Ainsi a parlé Claude Guéant, ministre de l’Intérieur de la République française, parti depuis en session de rattrapage aux Antilles. Déjà, en 2007, son boss proclamait à Dakar : « L’homme africain n’est pas assez entré dans l’Histoire. » Entre 1939 et 1945, par la folie d’un peintre raté et la complicité de fonctionnaires zélés, six millions de juifs ont été gazés, pillés, déportés, parqués. Les deux conflits mondiaux (plus européens, tu meurs) ont causé la mort de dizaines de millions de soldats et civils, pour autant de veuves et d’orphelins. Avant d’être une gentille arme de dissuasion, la bombe atomique a été larguée sur les femmes et les enfants de deux villes japonaises – c’était des jours d’été. Il n’y a pas si longtemps, nous avons planifié la traite des Noirs, lancé des croisades de haine, guillotiné des innocents, massacré les Indiens d’Amérique, les Aborigènes d’Australie, les Incas du Pérou. Les Algériens ? Secret défense.
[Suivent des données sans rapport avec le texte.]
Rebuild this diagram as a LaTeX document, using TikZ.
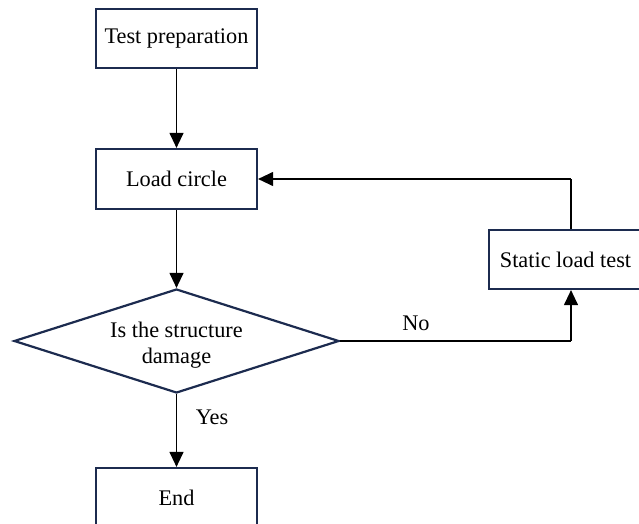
\documentclass[tikz,border=0pt]{standalone}
\usepackage{fontspec}
\setmainfont{Liberation Serif}
\usetikzlibrary{shapes.geometric,arrows.meta}
\definecolor{navy}{HTML}{1C2B4F}
\begin{document}
\begin{tikzpicture}[x=1pt,y=-1pt,
  txt/.style={font=\fontsize{22.3}{26}\selectfont},
  box/.style={txt,draw=navy,line width=2.2pt,rectangle,minimum width=161pt,minimum height=59pt,inner sep=0pt},
  dec/.style={draw=navy,line width=2.2pt,diamond,minimum width=325pt,minimum height=104pt,aspect=3.1,inner sep=0pt},
  conn/.style={draw=black,line width=1.2pt},
  arr/.style={conn,-{Triangle[length=15pt,width=14pt]}},
  lbl/.style={txt,inner sep=0pt}]
\useasboundingbox (0,0) rectangle (639,524);
\clip (0,0) rectangle (639,524);
\node[box] (tp) at (176.5,38.5) {Test preparation};
\node[box,minimum height=60pt] (lc) at (176.5,179) {Load circle};
\node[dec] (dm) at (176.5,341) {};
\node[txt,align=center,inner sep=0pt] (dmt) at (176.5,345) {Is the structure\\damage};
\node[box,minimum height=60pt] (en) at (176.5,498) {End};
\node[box,minimum width=153pt] (sl) at (565.5,259.5) {Static load test};
\coordinate (c1) at (571,341);
\coordinate (c2) at (571,179);
\draw[arr] (tp) -- (lc);
\draw[arr] (lc) -- (dm.north);
\draw[arr] (dm.south) -- (en);
\draw[conn] (dm.east) -- (c1);
\draw[arr] (c1) -- (c1 |- sl.south);
\draw[conn] (c1 |- sl.north) -- (c2);
\draw[arr] (c2) -- (lc.east);
\node[lbl] (no) at (416,323) {No};
\node[lbl] (yes) at (212,417) {Yes};
\end{tikzpicture}
\end{document}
Aujourd’hui ? Bien sûr, nous défendons tous les vagues et consensuelles « valeurs universelles des droits de l’homme ». Qui est contre l’Etat de Droit face à la violence des mafias, contre l’accès à l’éducation et aux soins médicaux, contre le respect des minorités ethniques et religieuses ?
Et pourtant. Nos anciens sont perçus comme des vieux qui coûtent. Les femmes restent, pour beaucoup, des plantes vertes tout juste bonnes à faire vendre des bagnoles au Salon de l’Auto ou dans les spots de pub – elles sont les premières responsables de cette image dégradée. Nous consommons 26 fois plus qu’il y a 150 ans. Cela ne nous rend pas très heureux : nous sommes pessimistes et individualistes, et gobons des anxiolytiques et antidépresseurs comme des bonbons. Nos démocraties se meurent, plombées par l’abstention et l’extrémisme. Notre bilan carbone, rapporté par individu, est un désastre. Les plus riches d’entre nous sillonnent les quatre coins de la planète, toujours et encore, plus pour marquer leur classe sociale que par vraie soif d’ailleurs. Les Français raffolent de la San Pellegrino et les Italiens du Perrier – ça enrichit l’exploitant du Tunnel du Mont Blanc. Nous laissons aux prochaines générations l’urgence environnementale en pâture. Dans deux cent ans, pour sûr, nos arrières-arrières petits-enfants nous traiteront de barbares à lunettes. Oui, vraiment, toutes les civilisations ne se valent pas.